_What is asked_: Each line of the material must be repeated precisely, with the pictures left out.

──────── Provided material

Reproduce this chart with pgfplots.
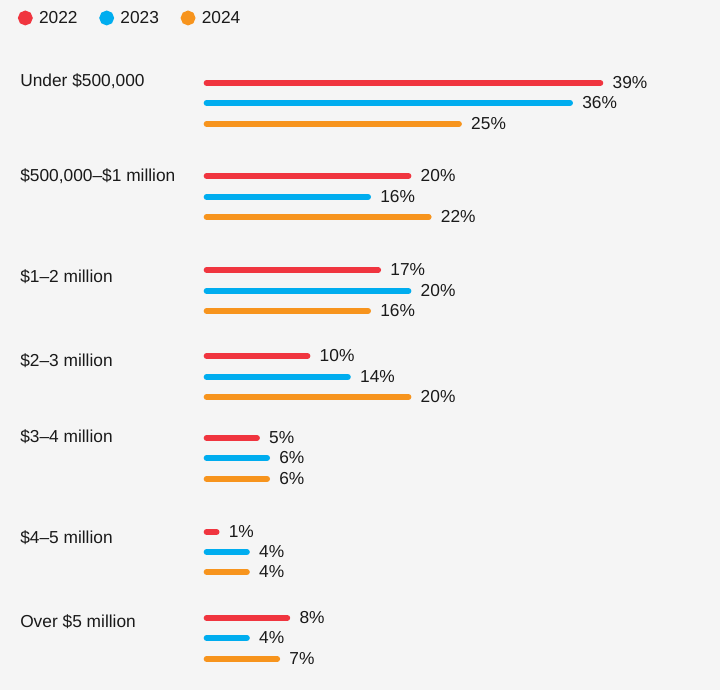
\documentclass[border=0pt]{standalone}
\usepackage{pgfplots}
\pgfplotsset{compat=1.18}
\usepackage{fontspec}
\setmainfont{Liberation Sans}
\definecolor{cA}{HTML}{F0353F}
\definecolor{cB}{HTML}{00ADEF}
\definecolor{cC}{HTML}{F7941D}
\definecolor{bg}{HTML}{F5F5F5}
\definecolor{txt}{HTML}{1A1A1A}
\begin{document}
\begin{tikzpicture}
\begin{axis}[
  x=7.575pt, y=0.75pt,
  xmin=-20.45, xmax=50.84,
  ymin=-690, ymax=0,
  axis lines=none,
  clip=false,
  axis background/.style={fill=bg},
  /pgf/number format/assume math mode=true,
  font=\fontsize{13pt}{15pt}\selectfont,
  every axis plot/.append style={xcomb, line width=4.3pt, line cap=round, forget plot},
  nodes near coords={\pgfmathprintnumber{\pgfplotspointmeta}\%},
  point meta=x,
  every node near coord/.append style={anchor=west, inner sep=0pt, xshift=7pt, text=txt, font=\fontsize{13pt}{15pt}\selectfont},
  legend columns=3,
  legend style={at={(rel axis cs:0,1)}, anchor=north west, draw=none, fill=none,
    xshift=12.5pt, yshift=-4pt, text=txt, font=\fontsize{13pt}{15pt}\selectfont,
    /tikz/every odd column/.append style={column sep=5pt},
    /tikz/every even column/.append style={column sep=16.5pt}},
  legend cell align=left,
]
\addlegendimage{only marks, mark=*, mark size=3.3pt, color=cA, mark options={draw=none}}
\addlegendentry{2022}
\addlegendimage{only marks, mark=*, mark size=3.3pt, color=cB, mark options={draw=none}}
\addlegendentry{2023}
\addlegendimage{only marks, mark=*, mark size=3.3pt, color=cC, mark options={draw=none}}
\addlegendentry{2024}
\addplot[color=cA] coordinates {(39,-83) (20,-176) (17,-270) (10,-356) (5,-438) (1,-532) (8,-618)};
\addplot[color=cB] coordinates {(36,-103) (16,-197) (20,-291) (14,-377) (6,-458) (4,-552) (4,-638)};
\addplot[color=cC] coordinates {(25,-124) (22,-217) (16,-311) (20,-397) (6,-479) (4,-572) (7,-659)};
\foreach \lab/\yy in {{Under \$500,000}/-81, {\$500,000–\$1 million}/-176, {\$1–2 million}/-277, {\$2–3 million}/-361, {\$3–4 million}/-437, {\$4–5 million}/-538, {Over \$5 million}/-622}{
  \edef\tmp{\noexpand\node[anchor=west, inner sep=0pt, text=txt] at (axis cs:-18.47,\yy) {\unexpanded\expandafter{\lab}};}
  \tmp
}
\end{axis}
\end{tikzpicture}
\end{document}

────────────────

_Reply_:
Reproduce this chart with pgfplots.
\documentclass[border=0pt]{standalone}
\usepackage{pgfplots}
\pgfplotsset{compat=1.18}
\usepackage{fontspec}
\setmainfont{Liberation Sans}
\definecolor{cA}{HTML}{F0353F}
\definecolor{cB}{HTML}{00ADEF}
\definecolor{cC}{HTML}{F7941D}
\definecolor{bg}{HTML}{F5F5F5}
\definecolor{txt}{HTML}{1A1A1A}
\begin{document}
\begin{tikzpicture}
\begin{axis}[
  x=7.575pt, y=0.75pt,
  xmin=-20.45, xmax=50.84,
  ymin=-690, ymax=0,
  axis lines=none,
  clip=false,
  axis background/.style={fill=bg},
  /pgf/number format/assume math mode=true,
  font=\fontsize{13pt}{15pt}\selectfont,
  every axis plot/.append style={xcomb, line width=4.3pt, line cap=round, forget plot},
  nodes near coords={\pgfmathprintnumber{\pgfplotspointmeta}\%},
  point meta=x,
  every node near coord/.append style={anchor=west, inner sep=0pt, xshift=7pt, text=txt, font=\fontsize{13pt}{15pt}\selectfont},
  legend columns=3,
  legend style={at={(rel axis cs:0,1)}, anchor=north west, draw=none, fill=none,
    xshift=12.5pt, yshift=-4pt, text=txt, font=\fontsize{13pt}{15pt}\selectfont,
    /tikz/every odd column/.append style={column sep=5pt},
    /tikz/every even column/.append style={column sep=16.5pt}},
  legend cell align=left,
]
\addlegendimage{only marks, mark=*, mark size=3.3pt, color=cA, mark options={draw=none}}
\addlegendentry{2022}
\addlegendimage{only marks, mark=*, mark size=3.3pt, color=cB, mark options={draw=none}}
\addlegendentry{2023}
\addlegendimage{only marks, mark=*, mark size=3.3pt, color=cC, mark options={draw=none}}
\addlegendentry{2024}
\addplot[color=cA] coordinates {(39,-83) (20,-176) (17,-270) (10,-356) (5,-438) (1,-532) (8,-618)};
\addplot[color=cB] coordinates {(36,-103) (16,-197) (20,-291) (14,-377) (6,-458) (4,-552) (4,-638)};
\addplot[color=cC] coordinates {(25,-124) (22,-217) (16,-311) (20,-397) (6,-479) (4,-572) (7,-659)};
\foreach \lab/\yy in {{Under \$500,000}/-81, {\$500,000–\$1 million}/-176, {\$1–2 million}/-277, {\$2–3 million}/-361, {\$3–4 million}/-437, {\$4–5 million}/-538, {Over \$5 million}/-622}{
  \edef\tmp{\noexpand\node[anchor=west, inner sep=0pt, text=txt] at (axis cs:-18.47,\yy) {\unexpanded\expandafter{\lab}};}
  \tmp
}
\end{axis}
\end{tikzpicture}
\end{document}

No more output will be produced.